Biden macht sich an die Arbeit
Zum Amtsantritt wollte es der neue US-Präsident nicht bei seinem Aufruf zur Versöhnung belassen. Er schritt zur Tat.
Auf dem Schreibtisch türmen sich dunkelblaue Mappen mit unterschriftsreifen Anordnungen. Hinter dem 78-Jährigen sind im Oval Office, dem Büro des US-Präsidenten, prominent Familienfotos und eine Aufnahme des gläubigen Katholiken mit Papst Franziskus zu sehen. „Ich dachte, es gibt keine Zeit zu warten: gleich mit der Arbeit anfangen“, sagt der neue Präsident Joe Biden, kaum zwei Stunden sind da seit seiner Ankunft im Weißen Haus vergangen. Nachdem er in einem Schwung Entscheidungen seines Vorgängers Donald Trump rückgängig gemacht hat, will Biden das Tempo auch in den kommenden Tagen nicht drosseln.

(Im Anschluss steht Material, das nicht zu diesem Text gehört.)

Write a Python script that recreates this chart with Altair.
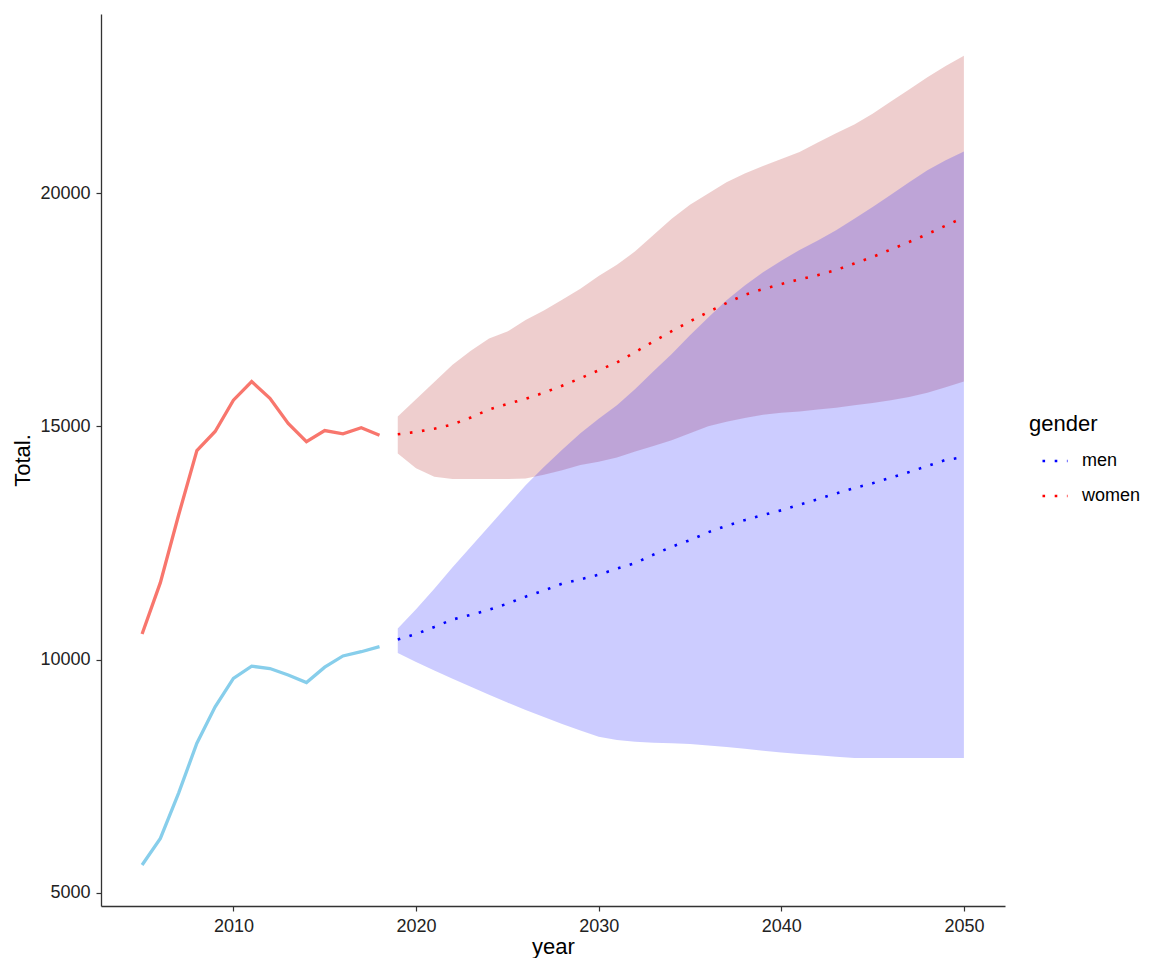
import altair as alt
import pandas as pd

# Historical data
years_hist = list(range(2005, 2019))
women_hist = [10550, 11650, 13100, 14480, 14890, 15560, 15960, 15600, 15060, 14670, 14910, 14840, 14970, 14810]
men_hist = [5600, 6170, 7140, 8210, 8990, 9600, 9860, 9810, 9670, 9510, 9840, 10080, 10170, 10280]

# Forecast data
years_fc = list(range(2019, 2051))
women_mean = [14830, 14880, 14950, 15040, 15190, 15360, 15480, 15590, 15720, 15870, 16030, 16200,
              16370, 16590, 16820, 17040, 17250, 17450, 17640, 17820, 17940, 18050, 18150, 18240,
              18350, 18490, 18630, 18790, 18950, 19120, 19300, 19480]
women_low = [14420, 14100, 13920, 13870, 13870, 13870, 13870, 13880, 13960, 14060, 14170, 14240,
             14330, 14460, 14580, 14700, 14850, 15000, 15100, 15180, 15250, 15290, 15320, 15360,
             15400, 15450, 15500, 15560, 15630, 15720, 15840, 15960]
women_high = [15210, 15580, 15950, 16320, 16620, 16880, 17030, 17280, 17480, 17710, 17950, 18220,
              18460, 18750, 19100, 19450, 19750, 19990, 20230, 20420, 20580, 20730, 20880, 21080,
              21280, 21470, 21700, 21960, 22220, 22480, 22720, 22940]
men_mean = [10430, 10550, 10700, 10860, 10960, 11070, 11200, 11350, 11480, 11630, 11720, 11820,
            11950, 12070, 12250, 12420, 12560, 12730, 12870, 12990, 13100, 13200, 13320, 13440,
            13560, 13680, 13780, 13900, 14020, 14150, 14280, 14340]
men_low = [10140, 9950, 9770, 9590, 9420, 9250, 9080, 8920, 8770, 8620, 8480, 8350,
           8280, 8240, 8220, 8210, 8190, 8160, 8130, 8090, 8050, 8010, 7980, 7950,
           7920, 7890, 7890, 7890, 7890, 7890, 7890, 7890]
men_high = [10670, 11080, 11520, 11980, 12420, 12860, 13300, 13740, 14130, 14500, 14850, 15160,
            15450, 15800, 16180, 16550, 16950, 17330, 17700, 18020, 18300, 18550, 18780, 18980,
            19200, 19450, 19700, 19960, 20230, 20490, 20700, 20890]

genders = ["men", "women"]
x_ticks = [2010, 2020, 2030, 2040, 2050]
y_ticks = [5000, 10000, 15000, 20000]

hist = pd.DataFrame({
    "year": years_hist * 2,
    "total": men_hist + women_hist,
    "gender": ["men"] * len(years_hist) + ["women"] * len(years_hist),
})
fc = pd.DataFrame({
    "year": years_fc * 2,
    "mean": men_mean + women_mean,
    "low": men_low + women_low,
    "high": men_high + women_high,
    "gender": ["men"] * len(years_fc) + ["women"] * len(years_fc),
})

xs = alt.Scale(domain=[2002.75, 2052.25], nice=False, zero=False)
ys = alt.Scale(domain=[4721, 23836], nice=False, zero=False)

xaxis = alt.Axis(values=x_ticks, format="d", title="year", grid=False,
                 titleY=40, titleBaseline="middle", titleFontSize=22, titleFontWeight="normal")
yaxis = alt.Axis(values=y_ticks, format="d", title="Total.", grid=False,
                 titleX=-79, titleY=446, titleAngle=-90, titleAlign="center",
                 titleBaseline="middle", titleFontSize=22, titleFontWeight="normal")

X = alt.X("year:Q", scale=xs, axis=xaxis)

band_w = alt.Chart(fc).transform_filter(alt.datum.gender == "women").mark_area(
    color="#B22222", opacity=0.22).encode(
    x=X, y=alt.Y("low:Q", scale=ys, axis=yaxis), y2="high:Q")
band_m = alt.Chart(fc).transform_filter(alt.datum.gender == "men").mark_area(
    color="#0000FF", opacity=0.2).encode(
    x=X, y=alt.Y("low:Q", scale=ys, axis=yaxis), y2="high:Q")

hist_w = alt.Chart(hist).transform_filter(alt.datum.gender == "women").mark_line(
    color="#F8766D", strokeWidth=3.3).encode(
    x=X, y=alt.Y("total:Q", scale=ys, axis=yaxis))
hist_m = alt.Chart(hist).transform_filter(alt.datum.gender == "men").mark_line(
    color="#87CEEB", strokeWidth=3.3).encode(
    x=X, y=alt.Y("total:Q", scale=ys, axis=yaxis))

fc_lines = alt.Chart(fc).mark_line(strokeWidth=2.6, strokeDash=[2.6, 9.6]).encode(
    x=X,
    y=alt.Y("mean:Q", scale=ys, axis=yaxis),
    color=alt.Color("gender:N",
                    scale=alt.Scale(domain=genders, range=["#0000FF", "#FF0000"]),
                    legend=alt.Legend(title="gender", orient="none", legendX=928, legendY=400,
                                      titleFontSize=22, titleFontWeight="normal",
                                      labelFontSize=18, symbolType="stroke",
                                      symbolStrokeWidth=2.6, symbolDash=[2.6, 9.6],
                                      symbolSize=625, symbolOffset=12, labelOffset=13,
                                      rowPadding=12, titlePadding=11, labelLimit=200)),
)

chart = alt.layer(band_w, band_m, hist_w, hist_m, fc_lines).properties(
    width=904, height=892,
    autosize=alt.AutoSizeParams(type="none"),
    padding={"left": 93, "top": 6, "right": 136, "bottom": 52},
).configure_view(stroke=None).configure_axis(
    domainColor="#333333", domainWidth=1.3, tickColor="#333333", tickWidth=1.2, tickSize=5,
    labelFontSize=18, labelColor="#222222", labelPadding=6, titleColor="#000000",
    labelFont="Liberation Sans", titleFont="Liberation Sans",
).configure_legend(
    labelFont="Liberation Sans", titleFont="Liberation Sans", labelColor="#000000", titleColor="#000000"
)

chart.save("out.html", embed_options={"renderer": "svg", "actions": False})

„Wir werden unsere Bündnisse reparieren und mit der Welt zusammenarbeiten“, versprach Biden in seiner Antrittsrede vor dem US-Kapitol am Mittwoch. Kurz danach unternahm er die ersten Schritte dafür: Er leitete die Rückkehr in das Klimaabkommen von Paris ein. Die USA waren Anfang November offiziell ausgeschieden – ein Jahr nachdem Trumps Regierung den Austritt aus dem historischen Abkommen erklärt hatte. Nach Angaben der UNO sind die USA ab 19. Februar wieder Teil des Vertrags. Biden will Amerika eigenen Aussagen zufolge zu einer führenden Nation beim Kampf gegen die Erderwärmung machen. Biden schlug am Mittwoch zudem die Pflöcke für eine Abkehr von Donald Trumps rigorosem Anti-Migrations-Kurs ein. Er hob das vom Ex-Präsidenten verfügte Einreiseverbot für Menschen aus mehreren überwiegend muslimisch geprägten Ländern auf, das Trump eine Woche nach seinem Amtsantritt 2017 erlassen hatte.
Zudem schickte er einen Gesetzesentwurf an den US-Kongress. Darin ist unter anderem vorgesehen, dass Menschen ohne Aufenthaltserlaubnis in den Vereinigten Staaten die Chance auf einen Aufenthaltstitel bekommen sollen – und auf lange Sicht auch auf die USStaatsbürgerschaft.
„Während der Trump-Regierung haben wir die Aufgabe unserer amerikanischen Werte mit Blick auf die Einwanderung gesehen“, sagte die Kommunikationsdirektorin des Weißen Hauses, Kate Bedingfield, am Donnerstag dem Sender CNN. Biden werde für Menschlichkeit sorgen.
Der neue Präsident wies das Heimatschutzministerium an, Schritte in die Wege zu leiten, die auf die dauerhafte Sicherung eines Programms zum Schutz von rund 700.000 jungen Migranten vor einer Abschiebung abzielen. Biden entzog zudem einem Herzensprojekt Trumps die Finanzierungsgrundlage: dem Mauerbau an der Grenze zu Mexiko.
Schon in den ersten Stunden seiner Amtszeit wurde klar, dass mit Joe Biden ein neuer Ton ins Weiße Haus einkehrt. Biden trat sein Amt mit einem Aufruf zu Einheit und Versöhnung an – was ebenfalls im Kontrast zu seinem Vorgänger steht. „Ich werde ein Präsident für alle Amerikaner sein“, versprach Biden vor dem hochgesicherten US-Kapitol, das zwei Wochen zuvor von gewalttätigen Anhängern Trumps erstürmt worden war. Biden sagte, er werde genauso für diejenigen kämpfen, die ihn bei der Wahl nicht unterstützt hätten, wie für jene, die dies getan hätten.
Widerspruch von seinen Mitarbeitern duldete Trump kaum – erst recht nicht öffentlich. Auch hier wirbt Biden für ein neues Miteinander. Bei der Vereidigung von Hunderten Mitarbeitern räumte er ein, dass auch er Fehler machen werde, und bat sein Team, ihn zu korrigieren, wenn nötig.
Von seinen Mitarbeitern verlangte Biden, dass sie sich ihrer Verpflichtung gegenüber dem Volk bewusst sein müssten, und er mahnte einen respektvollen Umgang miteinander ein. „Wenn Sie jemals mit mir arbeiten und ich höre, dass Sie einen anderen Kollegen respektlos behandeln, jemanden runtermachen, verspreche ich Ihnen, dass ich Sie auf der Stelle feuern werde“, sagte Biden.